Olifat was jealous of his siblings, believing them to be more attractive than him. Seeing two of his nephews playing with a shark, Olifat out of spite gave the shark sharp teeth with which to bite the boys' hands. His sister Lugoapup identified her brother as the culprit, with the result that the gods decided to recall Olifat to Heaven, given that he was causing too much trouble on Earth.

Travelling to Heaven to visit his father, Olifat caused chaos for the gods, overturning their pans, keeping them awake and seducing their daughters. Aware of their animosity, Olifat faked his own death by climbing into the foundations of a house the gods were building. When the other gods thrust a post into the hole he was in, Olifat hid in a specially dug alcove and threw up handfuls of chewed leaves and red mud. The gods, convinced that they had seen Olifat's viscera spurting out, assumed that he was dead and filled in the hole. Olifat then used the mid-rib of a palm leaf to burrow up through the wooden post and into the rafters of the building, where he banged a coconut shell and pretended to be an evil spirit. The other gods were afraid, but Anulap saw through his offspring's trick and ordered him down.
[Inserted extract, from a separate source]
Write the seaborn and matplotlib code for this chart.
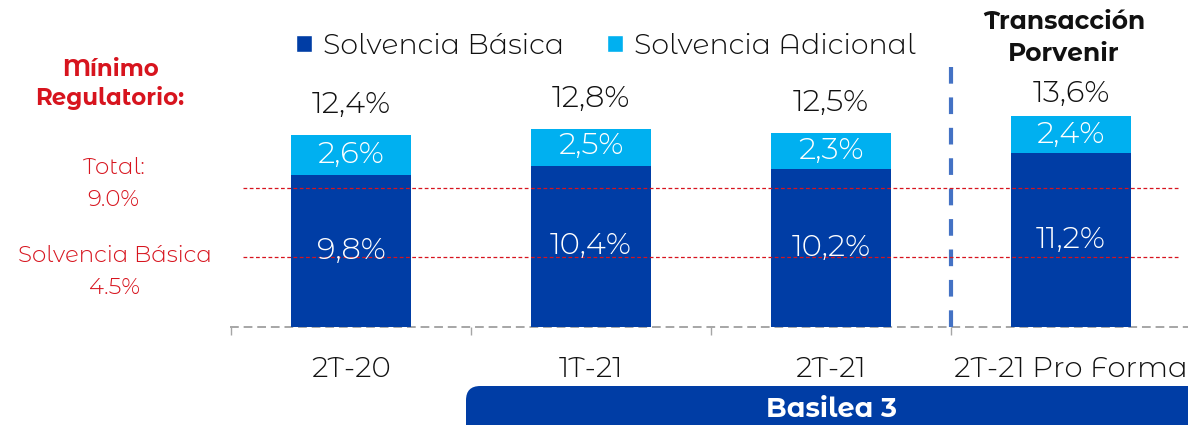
import matplotlib
matplotlib.use("Agg")
import matplotlib.pyplot as plt
from matplotlib.patches import FancyBboxPatch, Patch
import seaborn as sns
import pandas as pd

# --- data ---------------------------------------------------------------
periods = ["2T-20", "1T-21", "2T-21", "2T-21 Pro Forma"]
solvencia_basica = [9.8, 10.4, 10.2, 11.2]
solvencia_adicional = [2.6, 2.5, 2.3, 2.4]
solvencia_total = [12.4, 12.8, 12.5, 13.6]
minimo_total = 9.0
minimo_basica = 4.5

basica_labels = ["9,8%", "10,4%", "10,2%", "11,2%"]
adicional_labels = ["2,6%", "2,5%", "2,3%", "2,4%"]
total_labels = ["12,4%", "12,8%", "12,5%", "13,6%"]

# --- style --------------------------------------------------------------
DARK_BLUE = "#003DA5"
LIGHT_BLUE = "#00B0F0"
RED = "#D7141E"
GREY = "#A6A6A6"
DIVIDER = "#4472C4"
INK = "#111111"
FONT = ["Montserrat Alternates", "DejaVu Sans"]
LIGHT = 300
BOLD = 700

sns.set_theme(style="white")
plt.rcParams["font.family"] = FONT
plt.rcParams["font.weight"] = LIGHT

W, H = 1188, 425
fig = plt.figure(figsize=(W / 100, H / 100), dpi=100)


def fx(px):
    return px / W


def fy(py):
    return 1 - py / H


ax_left, ax_bottom_px = 231, 327
ax = fig.add_axes([fx(ax_left), fy(ax_bottom_px), 1 - fx(ax_left), ax_bottom_px / H])
ax.patch.set_alpha(0)

df = pd.DataFrame({
    "periodo": periods,
    "basica": solvencia_basica,
    "total": solvencia_total,
})

# Stacked bars: the full total in light blue, the basic part painted over it
sns.barplot(data=df, x="periodo", y="total", color=LIGHT_BLUE, width=0.5,
            saturation=1, edgecolor="none", ax=ax, zorder=2)
sns.barplot(data=df, x="periodo", y="basica", color=DARK_BLUE, width=0.5,
            saturation=1, edgecolor="none", ax=ax, zorder=3)

px_per_unit = 15.5
ax.set_ylim(0, ax_bottom_px / px_per_unit)
ax.set_xlim(-0.5, -0.5 + (W - ax_left) / 240)

# Regulatory minimum lines
span = W - ax_left
for lvl in (minimo_total, minimo_basica):
    ax.axhline(lvl, xmin=(243 - ax_left) / span, xmax=(1180 - ax_left) / span,
               color=RED, lw=0.9, ls=(0, (3, 2)), zorder=5)

# Value labels
label_pad = [30, 30, 30, 22]
for i in range(len(periods)):
    b = solvencia_basica[i]
    a = solvencia_adicional[i]
    ax.text(i, b / 2, basica_labels[i], ha="center", va="center",
            color="white", fontsize=22, zorder=6)
    ax.text(i, b + a / 2, adicional_labels[i], ha="center", va="center",
            color="white", fontsize=22, zorder=6)
    ax.annotate(total_labels[i], (i, solvencia_total[i]), xytext=(0, label_pad[i] * 0.72),
                textcoords="offset points", ha="center", va="center",
                color=INK, fontsize=22)

# Divider before the pro forma column
ax.plot([2.5, 2.5], [0, (ax_bottom_px - 65) / px_per_unit], color=DIVIDER, lw=3,
        ls=(0, (4, 3.3)), zorder=4, solid_capstyle="butt")

# Axis styling
for s in ("left", "right", "top"):
    ax.spines[s].set_visible(False)
ax.spines["bottom"].set_color(GREY)
ax.spines["bottom"].set_linewidth(1.4)
ax.spines["bottom"].set_linestyle((0, (3.5, 3.5)))
ax.set_yticks([])
ax.set_xlabel("")
ax.set_ylabel("")
ax.tick_params(axis="x", which="major", length=0, pad=21, labelsize=21, labelcolor=INK)
ax.set_xticks([-0.5, 0.5, 1.5, 2.5], minor=True)
ax.tick_params(axis="x", which="minor", bottom=True, length=6, width=1.0, color=GREY)

# Legend
handles = [Patch(facecolor=DARK_BLUE, label="Solvencia Básica"),
           Patch(facecolor=LIGHT_BLUE, label="Solvencia Adicional")]
fig.legend(handles=handles, loc="center", bbox_to_anchor=(fx(606), fy(46)), ncol=2,
           frameon=False, fontsize=20.5, handlelength=0.55, handleheight=0.55,
           handletextpad=0.4, columnspacing=1.5, labelcolor=INK)

# Left annotations
fig.text(fx(110), fy(70), "Mínimo", ha="center", va="center", color=RED,
         fontsize=16.5, fontweight=BOLD)
fig.text(fx(110), fy(98), "Regulatorio:", ha="center", va="center", color=RED,
         fontsize=16.5, fontweight=BOLD)
for txt, x, y in (("Total:", 113, 167), ("9.0%", 113, 200),
                  ("Solvencia Básica", 115, 255), ("4.5%", 115, 288)):
    fig.text(fx(x), fy(y), txt, ha="center", va="center", color=RED, fontsize=16.5)

# Header over the pro forma column
fig.text(fx(1064), fy(22), "Transacción", ha="center", va="center", color=INK,
         fontsize=18, fontweight=BOLD)
fig.text(fx(1064), fy(54), "Porvenir", ha="center", va="center", color=INK,
         fontsize=18, fontweight=BOLD)

# Basilea 3 banner
banner = FancyBboxPatch((fx(466), fy(440)), fx(1220 - 466), fy(386) - fy(440),
                        boxstyle="round,pad=0,rounding_size=0.012",
                        transform=fig.transFigure, facecolor=DARK_BLUE,
                        edgecolor="none", mutation_aspect=W / H)
fig.patches.append(banner)
fig.text(fx(832), fy(409), "Basilea 3", ha="center", va="center", color="white",
         fontsize=19.5, fontweight=BOLD)

fig.savefig("out.png", dpi=100)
Many attempts were made to slay Olifat, but he escaped through trickery each time. For example, when the gods tried to drown him in a fishing basket, Olifat escaped to a nearby canoe in disguise, and then conned the other gods out of their catch of fish to boot. When they attempted to burn him, Olifat used a roll of coconut matting to protect himself from the flames and escape.

The other gods then attempted to kill Olifat by sending him to take food to the thunder, but handing over the meal and enraging the thunder with his impudence, Olifat hid himself in a reed and escaped unscathed. He was then sent to take food to the Fela, a predatory fish. The fish caught Olifat on a hook, and finally killed him. Olifat's father, however, found his son and resurrected him; he then beat the Fela with a club, and broke the fish's jaw.

Olifat is blamed for numerous problems in Micronesian life, including sour wine, bad eggs and termite infestations. He is also said to be responsible for the shark's teeth, the stingray's tail and the spines of the scorpionfish. He is, however, credited with the Promethean feat of bringing humanity the secret of fire, having employed a bird to bring an ember down from the sun. He is also the mythological originator of tattooing.